Happy February 1st. Tomorrow is "Groundhog Day" when traditionally a groundhog will awaken from hibernation, pop out of his den, view his shadow and declare that we will have at least 6 more weeks of winter. Up here the poor beast would likely die of hypothermia and frostbite before determining that we are more likely 12 weeks away from breakup.
Tonight will be my last shift for this tour of duty at work. In preparation I have my laundry washing. Once on duty much of my time will focus on cleaning, restocking supplies, packing my personal stuff and preparing to turn over the protection of this facility to our counterparts.
I'm looking forward to some well earned R&R, and there are a few fun things happening in the area. Of course fans of long-distance sled dog racing and followers of this blog are probably already aware that the Yukon Quest International Sled Dog Race is scheduled to start from the Chena River in downtown Fairbanks at 11 am Saturday. The "start banquet", at which the competitors draw their bib numbers and entertain the crowd of fans with stories of the trail, boasts of great expectations and so forth. I'm looking forward to the start banquet, and so far my "official starter" bid for a spot at musher Josh Cadzow's table seems to be holding up.
At 22 years of age, Josh will be the youngest musher in the race, but he won't be the least experienced. Josh is a Gwitch'n Athabaskan Native from Fort Yukon and mushing dogs, including racing, is a huge part of his cultural ancestry. Although Eskimo people probably invented dog mushing, the best available historical evidence indicates that natives of the boreal regions didn't adopt dog mushing until the advent of the European fur trade. The Gwitch'n people were introduced to the fur trade in about 1789, when Alexander Mackenzie first floated the river that carries his name to the Arctic Ocean.

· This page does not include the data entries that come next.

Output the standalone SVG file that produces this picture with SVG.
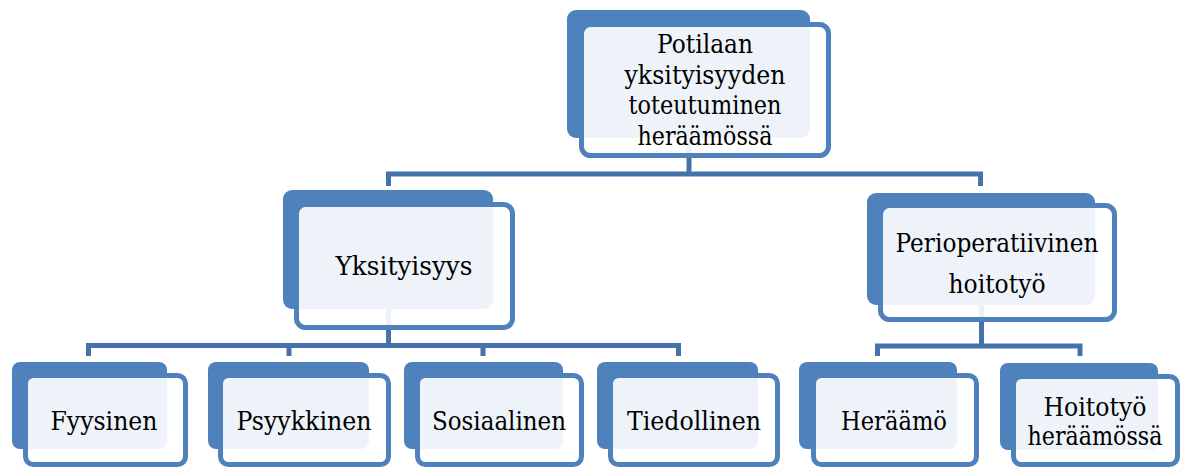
<svg xmlns="http://www.w3.org/2000/svg" width="1186" height="469" viewBox="0 0 1186 469">
<style>
.back{fill:#4F81BD}
.front{fill:#FFFFFF;fill-opacity:0.9;stroke:#4F81BD;stroke-width:5}
.conn{fill:none;stroke:#4672AB;stroke-width:5;stroke-linejoin:miter}
.t{font-family:'DejaVu Serif','Liberation Serif',serif;font-size:26px;fill:#000000;text-anchor:middle}
</style>
<rect width="1186" height="469" fill="#FFFFFF"/>
<g id="connectors">
<path class="conn" d="M689 138 V174 M388.5 186 V174 H980.5 V186"/>
<path class="conn" d="M388.5 309 V345.5 M88.5 356 V345.5 H678.5 V356 M289 345.5 V356 M483 345.5 V356"/>
<path class="conn" d="M981.5 305 V346 M877.5 356 V346 H1080 V356"/>
</g>
<g id="node-root">
<rect class="back" x="567" y="10" width="243" height="128" rx="9"/>
<rect class="front" x="581.5" y="24.5" width="247" height="131" rx="9"/>
<text class="t" x="705" y="53" textLength="96" lengthAdjust="spacingAndGlyphs">Potilaan</text>
<text class="t" x="705" y="83.5" textLength="161" lengthAdjust="spacingAndGlyphs">yksityisyyden</text>
<text class="t" x="705" y="114" textLength="153" lengthAdjust="spacingAndGlyphs">toteutuminen</text>
<text class="t" x="705" y="144.5" textLength="135" lengthAdjust="spacingAndGlyphs">heräämössä</text>
</g>
<g id="node-yksityisyys">
<rect class="back" x="283" y="190" width="210" height="119" rx="9"/>
<rect class="front" x="296.5" y="204.5" width="216" height="123" rx="9"/>
<text class="t" x="404" y="275" textLength="137" lengthAdjust="spacingAndGlyphs">Yksityisyys</text>
</g>
<g id="node-perioperatiivinen">
<rect class="back" x="867" y="193" width="228" height="112" rx="9"/>
<rect class="front" x="880.5" y="205.5" width="234" height="114" rx="9"/>
<text class="t" x="997" y="252" textLength="203" lengthAdjust="spacingAndGlyphs">Perioperatiivinen</text>
<text class="t" x="997" y="293" textLength="97" lengthAdjust="spacingAndGlyphs">hoitotyö</text>
</g>
<g id="node-fyysinen">
<rect class="back" x="12" y="362" width="155" height="87" rx="8"/>
<rect class="front" x="25.5" y="375.5" width="160" height="89" rx="8"/>
<text class="t" x="104" y="430" textLength="107" lengthAdjust="spacingAndGlyphs">Fyysinen</text>
</g>
<g id="node-psyykkinen">
<rect class="back" x="208" y="362" width="161" height="87" rx="8"/>
<rect class="front" x="220.5" y="375.5" width="168" height="89" rx="8"/>
<text class="t" x="304" y="430" textLength="135" lengthAdjust="spacingAndGlyphs">Psyykkinen</text>
</g>
<g id="node-sosiaalinen">
<rect class="back" x="404" y="362" width="159" height="87" rx="8"/>
<rect class="front" x="417.5" y="375.5" width="164" height="89" rx="8"/>
<text class="t" x="499" y="430" textLength="134" lengthAdjust="spacingAndGlyphs">Sosiaalinen</text>
</g>
<g id="node-tiedollinen">
<rect class="back" x="597" y="362" width="161" height="87" rx="8"/>
<rect class="front" x="610.5" y="375.5" width="167" height="89" rx="8"/>
<text class="t" x="694" y="430" textLength="134" lengthAdjust="spacingAndGlyphs">Tiedollinen</text>
</g>
<g id="node-heraamo">
<rect class="back" x="799" y="362" width="158" height="87" rx="8"/>
<rect class="front" x="813.5" y="375.5" width="163" height="89" rx="8"/>
<text class="t" x="894" y="430" textLength="106" lengthAdjust="spacingAndGlyphs">Heräämö</text>
</g>
<g id="node-hoitotyo">
<rect class="back" x="1000" y="363" width="158" height="87" rx="8"/>
<rect class="front" x="1013.5" y="376.5" width="164" height="88" rx="8"/>
<text class="t" x="1095" y="416" textLength="103" lengthAdjust="spacingAndGlyphs">Hoitotyö</text>
<text class="t" x="1095" y="445" textLength="135" lengthAdjust="spacingAndGlyphs">heräämössä</text>
</g>
</svg>
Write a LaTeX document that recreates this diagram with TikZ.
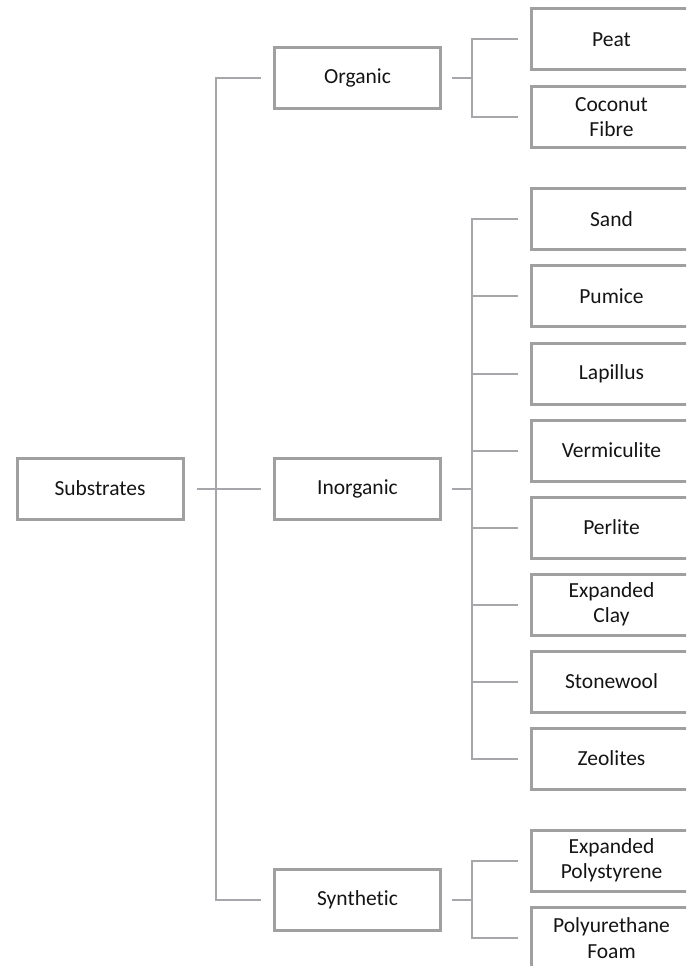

Although there is a good chance that Indians of the lower Yukon River may have been introduced to dog driving by Russian fur-traders earlier, it is very likely that the Gwitch'n Athabascans were the first Alaskan Interior Indians to travel through the boreal forests with teams of dogs. I have friends who grew up in Fort Yukon, and they have reported that during their childhood in the 1960s and early '70s, each family had their own dog team to meet their day-to-day transportation, well after the introduction of the snow machine.
I haven't yet met Josh Cadzow, but he has attracted a lot of positive attention in the dog mushing world. He has done exceptionally well in mid-distance races and won the Yukon Quest 300 in 2008. It can be difficult for young people from bush villages to break into the "big" races due to logistical issues. It's tough enough transporting 20 dogs to a distant starting line when you can do so by truck. Imagine trying to do it from a village that has no roads. I'm looking forward to meeting this young man and learning more about his operation.
At some point in the next few days I'll start placing my wagers in the annual Nenana Ice Classic. This will be the 94th consecutive year for Alaska's annual guessing-game. Now in its 94th year, the Ice Classic is a springtime tradition in which Alaskans try to guess the date and time — to the exact minute — the ice will go out on the Tanana River at Nenana, 55 miles south of Fairbanks. Tickets cost $2.50 apiece and are sold at more than 200 locations around the state through midnight April 5. The reward for guessing right, depending on how many other people do so, is usually thousands of dollars. Personally, I don't expect the ice to breakup until sometime between April 28th and May 1st.
In between festivities associated with the Quest, I'm hoping to get my own dogs out on the trail, even if it just for some short little 'stretch out' runs. Our lack of snow doesn't bode well for sled dog training, and the weather forecast doesn't offer much promise. The current forecast is calling for a cold snap starting tomorrow and lasting for at least through the weekend. I think it won't be so bitter that we can't safely run, but I'll have to make that judgment call on a day-by-day basis.